Monday, November 10, 2008

When I was just a little girl . . .

Given the time of year, I tend to think back of the moments of my mother and I. Most of those moments tend to be the funny . . . it's funny because most of those stolen happy moments I recall so often with my mother are ones that were so far and few between. Especially as I got older. However, my mind continues to hit rewind and play just the happy ones. I'm not disillusioned or that forgetful that I do not remember that most of the time, my mother and I fought like cats and dogs. I think at this point in time, it doesn't really matter. When I look back at times with my mother, there is already enough regret that just recalling the miserable times with her doesn't really make sense. So, yeah, I choose to remember the yearly Easter tradition where my mother gave me a chocolate Godiva bunny. Or the fit of laughter that she and I broke into when she thought she saw (identical) twins on a double date - and I mean, identical twin sisters on a date with identical twin brothers - only to realize that the couple was sitting right next to a mirror. Or the suddenly quick drives home when we had KFC in the car. Or the numerous times when we'd be out shopping and my mother would want ice cream, for example, and rather than just tell me she wants ice cream, she'd ask me if I wanted some. If I answered no, the woman would just stand there and pout and tell me I'm no fun.

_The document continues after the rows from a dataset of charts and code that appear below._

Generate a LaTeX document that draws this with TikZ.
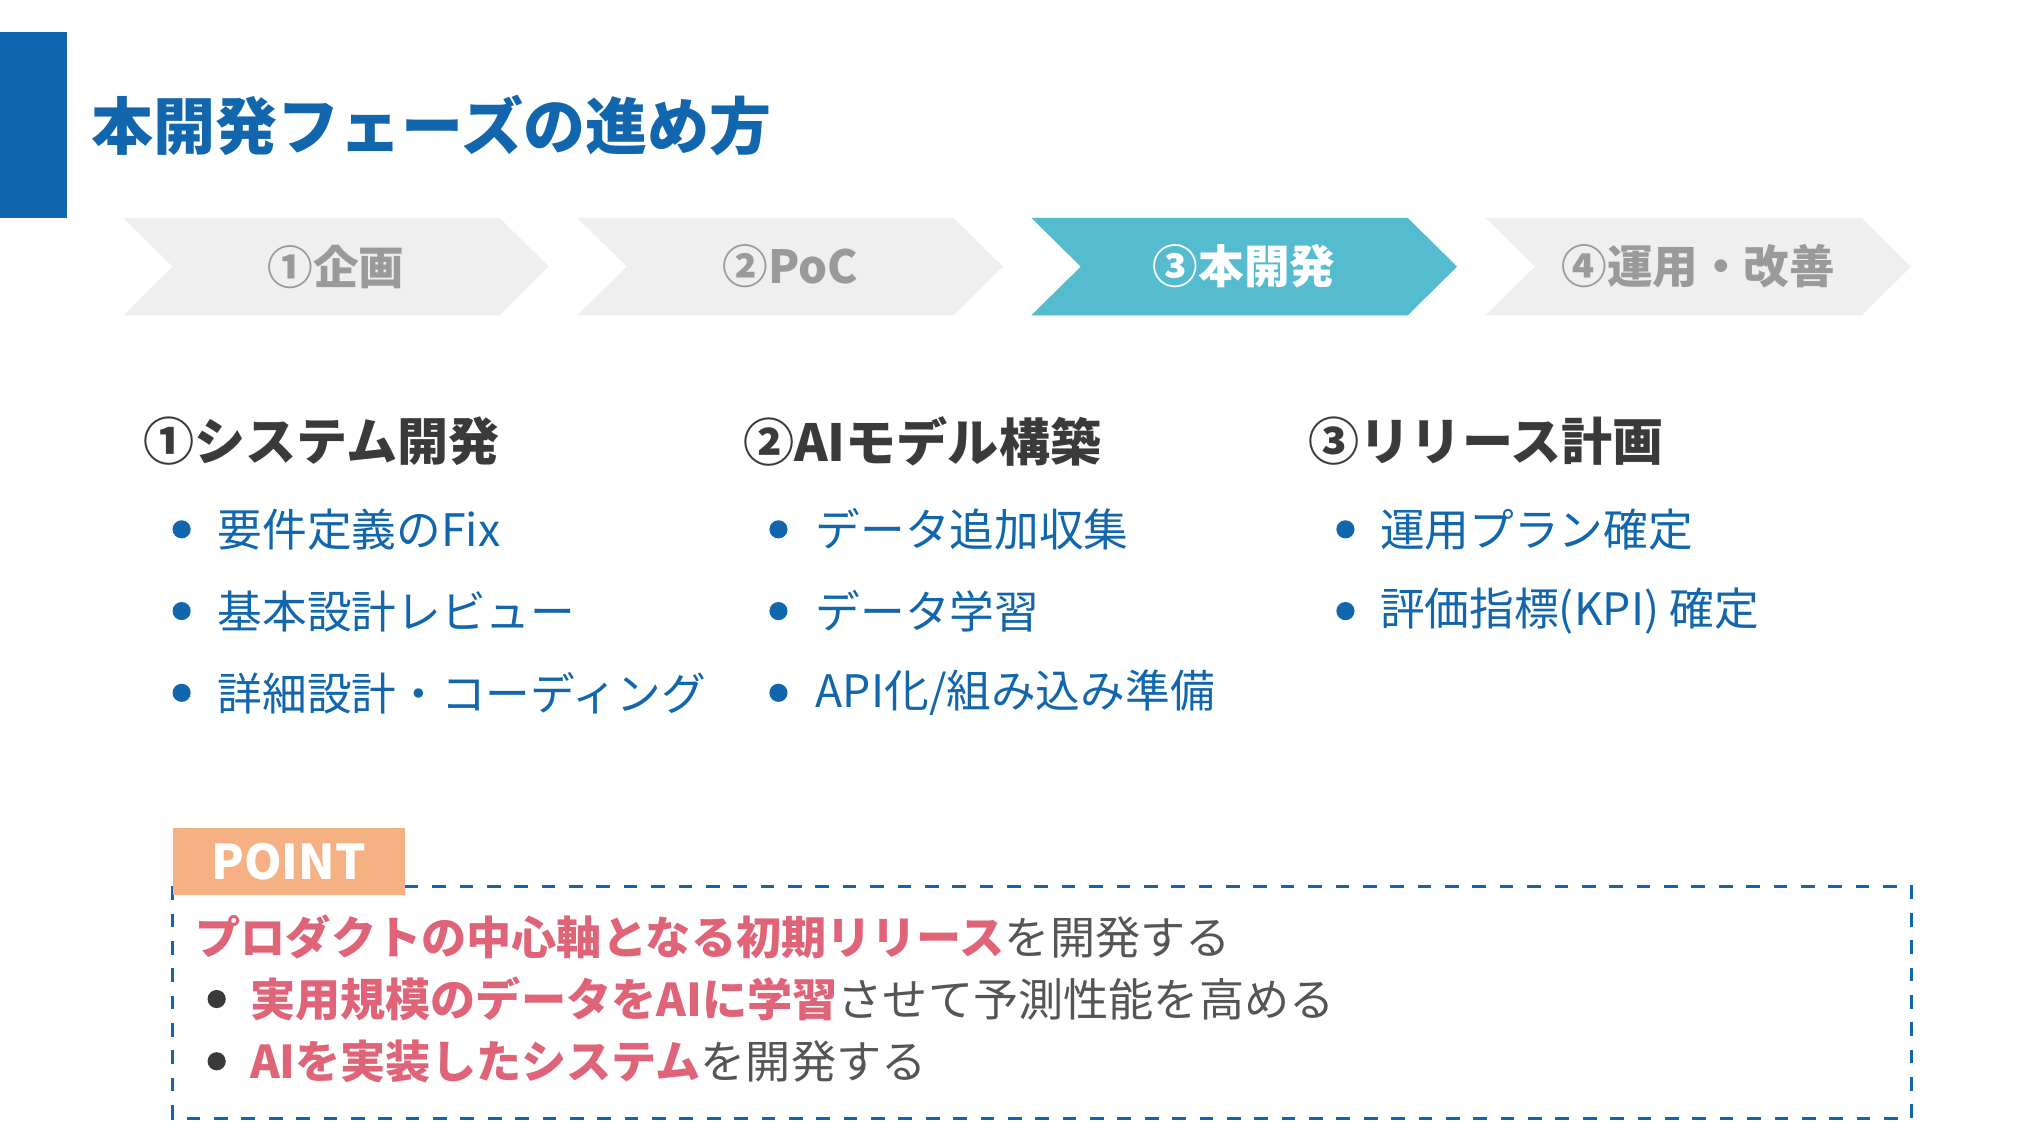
\documentclass[tikz,border=0pt]{standalone}
\usepackage{fontspec}
\setmainfont{Noto Sans CJK JP}
\usetikzlibrary{positioning}
\definecolor{mainblue}{HTML}{1166AD}
\definecolor{phasegray}{HTML}{EFEFEF}
\definecolor{phasetext}{HTML}{9A9A9A}
\definecolor{phasecyan}{HTML}{55BCD0}
\definecolor{pointorange}{HTML}{F5B183}
\definecolor{accentpink}{HTML}{E06478}
\definecolor{darktext}{HTML}{3A3A3A}
\definecolor{greytext}{HTML}{555555}
\tikzset{
  phase/.style={fill=phasegray},
  phaselabel/.style={font=\fontsize{10}{12}\selectfont\bfseries, text=phasetext},
  colhead/.style={anchor=west, font=\fontsize{11.2}{13}\selectfont\bfseries, text=darktext, inner sep=0pt},
  item/.style={anchor=west, font=\fontsize{9.8}{12}\selectfont, text=mainblue, inner sep=0pt},
  dot/.style={circle, fill=mainblue, minimum size=0.14cm, inner sep=0pt},
  pointline/.style={anchor=west, font=\fontsize{9.9}{12}\selectfont, text=greytext, inner sep=0pt},
  greydot/.style={circle, fill=darktext, minimum size=0.14cm, inner sep=0pt}
}
\newcommand{\hlt}[1]{{\bfseries\color{accentpink}#1}}
\begin{document}
\begin{tikzpicture}[x=0.01cm, y=-0.01cm]
    \useasboundingbox (0,0) rectangle (1560,877);
    % Title
    \fill[mainblue] (0,25) rectangle (52,168);
    \node[anchor=west, inner sep=0pt, font=\fontsize{13.6}{16}\selectfont\bfseries, text=mainblue] (title) at (70,97) {本開発フェーズの進め方};

    % Phases
    \foreach \x/\name/\txt in {95/p1/①企画, 445/p2/②PoC, 795/p3/③本開発, 1145/p4/④運用・改善} {
        \fill[phase] (\x,168) -- (\x+290,168) -- (\x+328,205.5) -- (\x+290,243) -- (\x,243) -- (\x+38,205.5) -- cycle;
        \node[phaselabel] (\name) at (\x+164,205.5) {\txt};
    }
    \fill[phasecyan] (795,168) -- (1085,168) -- (1123,205.5) -- (1085,243) -- (795,243) -- (833,205.5) -- cycle;
    \node[phaselabel, text=white] (p3a) at (959,205.5) {③本開発};

    % Columns
    \node[colhead] (h1) at (110,340) {①システム開発};
    \node[colhead] (h2) at (572,340) {②AIモデル構築};
    \node[colhead] (h3) at (1008,340) {③リリース計画};

    \foreach \y/\txt [count=\i] in {408/要件定義のFix, 471/基本設計レビュー, 534/詳細設計・コーディング} {
        \node[dot] (d1\i) at (140,\y) {};
        \node[item] (a\i) at (167,\y) {\txt};
    }
    \foreach \y/\txt [count=\i] in {408/データ追加収集, 471/データ学習, 534/{API化/組み込み準備}} {
        \node[dot] (d2\i) at (600,\y) {};
        \node[item] (b\i) at (628,\y) {\txt};
    }
    \foreach \y/\txt [count=\i] in {408/運用プラン確定, 471/評価指標(KPI) 確定} {
        \node[dot] (d3\i) at (1037,\y) {};
        \node[item] (c\i) at (1063,\y) {\txt};
    }

    % Point box
    \draw[mainblue, dashed, semithick] (133,683) rectangle (1473,862);
    \fill[pointorange] (133,638) rectangle (312,690);
    \node[font=\fontsize{10.5}{12}\selectfont\bfseries, text=white] (point) at (222.5,664) {POINT};
    \node[pointline] (l1) at (150,722) {\hlt{プロダクトの中心軸となる初期リリース}を開発する};
    \node[greydot] (g1) at (167,770) {};
    \node[pointline] (l2) at (192,770) {\hlt{実用規模のデータをAIに学習}させて予測性能を高める};
    \node[greydot] (g2) at (167,818) {};
    \node[pointline] (l3) at (192,818) {\hlt{AIを実装したシステム}を開発する};
\end{tikzpicture}
\end{document}
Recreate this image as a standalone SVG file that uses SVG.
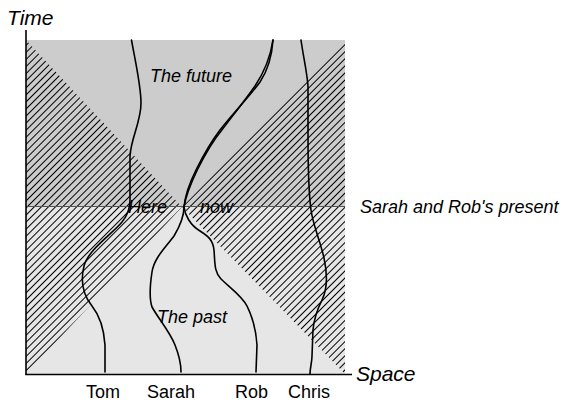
<svg xmlns="http://www.w3.org/2000/svg" width="566" height="402" viewBox="0 0 566 402">
  <defs>
    <pattern id="hatch" patternUnits="userSpaceOnUse" width="5" height="5" patternTransform="rotate(45)">
      <line x1="0.5" y1="0" x2="0.5" y2="5" stroke="#000" stroke-width="1"/>
    </pattern>
  </defs>
  <style>
    text { font-family: "Liberation Sans", Arial, sans-serif; font-size: 18px; fill: #000; }
    .it { font-style: italic; }
    .big { font-size: 21px; }
    .wl { fill: none; stroke: #000; stroke-width: 1.6; stroke-linecap: round; }
    .axis { stroke: #000; stroke-width: 1.6; fill: none; }
  </style>

  <g id="regions">
    <rect x="26" y="40" width="319" height="167" fill="#cccccc"/>
    <rect x="26" y="207" width="319" height="167" fill="#e6e6e6"/>
    <polygon points="26,40 182,207 26,374" fill="url(#hatch)"/>
    <polygon points="345,40 182,207 345,374" fill="url(#hatch)"/>
    <line x1="26" y1="206.5" x2="345" y2="206.5" stroke="#555" stroke-width="1"/>
  </g>

  <g id="axes">
    <line class="axis" x1="26" y1="30" x2="26" y2="374.5"/>
    <line class="axis" x1="25.2" y1="374.5" x2="352" y2="374.5"/>
    <text id="time-label" class="it big" x="7" y="25">Time</text>
    <text id="space-label" class="it big" x="356" y="381">Space</text>
  </g>

  <g id="connectors">
    <path id="tom" class="wl" d="M131.5,40 C134,55 141,85 141,103 C141,122 131,138 130,156 L130,200 C130,210 127,216 122,222 C112,234 88,250 84,266 C80,282 84,296 92,306 C100,316 104,330 105,345 L105,372"/>
    <path id="sarah-past" class="wl" d="M184,207 C184,216 180,226 174,236 C166,247 154,258 152,272 C150,285 149,298 152,307 C158,318 170,332 175,345 C179,355 181,362 181,372"/>
    <path id="sarah-future" class="wl" d="M184,207 C185,196 189,184 196,170 C203,156 210,143 220,130 C234,112 250,96 260,82 C268,70 272,55 273,40"/>
    <path id="rob-future" class="wl" d="M184,207 C186,195 191,183 197.5,169.5 C204.5,155.5 211.5,142.5 221.5,130.5 C234,114 246,99 255,86 C263,74 270,60 273,40"/>
    <path id="rob-past" class="wl" d="M184,207 C185,215 190,225 200,231 C208,236 213,240 214,250 C215,262 214,272 221,279 C229,287 242,296 247,306 C253,318 256,330 257,345 L256,372"/>
    <path id="chris" class="wl" d="M301,40 C303,55 307,72 308,86 L308,136 C308,170 309,195 311,210 C313,225 320,240 324,258 C327,272 328,288 322,300 C318,308 314,318 313,330 L312,356 C312,362 310,368 310,374"/>
  </g>

  <g id="labels">
    <text class="it" x="150" y="82">The future</text>
    <text class="it" x="157" y="323">The past</text>
    <text class="it" x="128" y="213">Here</text>
    <text class="it" x="200" y="213">now</text>
    <text class="it" x="360" y="213">Sarah and Rob's present</text>
    <text x="86" y="398">Tom</text>
    <text x="147" y="398">Sarah</text>
    <text x="235" y="398">Rob</text>
    <text x="288" y="398">Chris</text>
  </g>
</svg>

The times that were the most fun were ones that usually involved shopping. Put my mother and I in any retail setting and the tensions that were between us simply melted away. I really have no explanation other than the fact that my mother and I always enjoyed shopping together. The purpose didn't matter, because usually there wasn't one. As I got older, the teasing would begin when one of us would be looking for something for me or come across something that I would like . . . when it was decided that I would get it - I generally played the "oops, I left my wallet at home" reel and though my mother would give me grief, in the end, she picked up the tab. And that was our song and dance. At the time, I always thought that I was pulling the wool over mom's eyes whenever she would finance our shopping trips, because let me tell you, when my mother and I went shopping, it was an all out event. We rarely came back empty-handed.

Looking back, though . . . I can't say that I was actually getting over on my mother. Looking back, I think it was her way of expressing a level of love or emotion that she was unable to articulate. Growing up, my family never really expressed our independent feelings. Nor was there ever many displays of affection, either. And my parents never really showed much affection towards each other. I think this always made me feel like a fish out of water because I always wanted the feel of my parents - something to make me feel safe. However, I rarely ever got that. It was generally a pat of some sort from my father and not much more from my mother. But, when it came to shopping or other events - it was no holds barred. As an adult I've come to realize that buying things or giving me excessive money when I went out was their way of showing their love. Though I thought it often as a child, it wasn't them trying to buy my love, but their way of just expressing their love because for whatever reason, they knew no other way. To engage in personal conversation or touch was beyond them.

This weekend I was on a mission for new black boots. I was also in quite a funk missing my mother. After some encouragement and nudging from my incredibly awesome boyfriend, I ventured to the outside world and went to find boots. When I finally managed to peel myself from the chasm of blankets and sadness, venturing into the outside world felt good and refreshing. After I successfully completed my quest of looking for new boots . . . I took a trip to a favorite store of mine to see what I could pick up. A little retail therapy never hurt anyone. While in the store, I was trying on a trench coat, admittedly the only trench coat I own was purchased well over 5 years ago and it was clear that it really doesn't fit properly. So, there I was standing in front of the mirror asking all the usual questions - does it fit right? Does it look okay? Will it fit properly even over a suit? And then I was hit with a wave of sadness. Suddenly, I couldn't help but notice that my mother wasn't here to answer my questions. That she wasn't around to tell me that I had indeed found the perfect trench coat. Before I could sink too far into the abyss of sadness, I hear a woman's voice telling me that the coat suits me and it looks great. I ask her if it's too big explaining that I had a thin t-shirt on underneath, she said no because I'll likely be wearing a sweater or suit jacket underneath. I thanked her and said she helped make my decision easy as she answered questions I was struggling with in my head. Before I had a chance to walk away, the very same woman asked me for my advice on two dresses she was holding. And for that moment in time, for that brief exchange with a complete stranger, it brought me back to those moments in time when my mother and I shopped together and had similar exchanges. As I walked to the register to pay for my belongings, all I did was smile to myself and knew that my mother was with me as she always has been and always will.

And as I walked out of the store, I recognized another sign that my mother was right there with me . . . I was humming one of our favorite songs.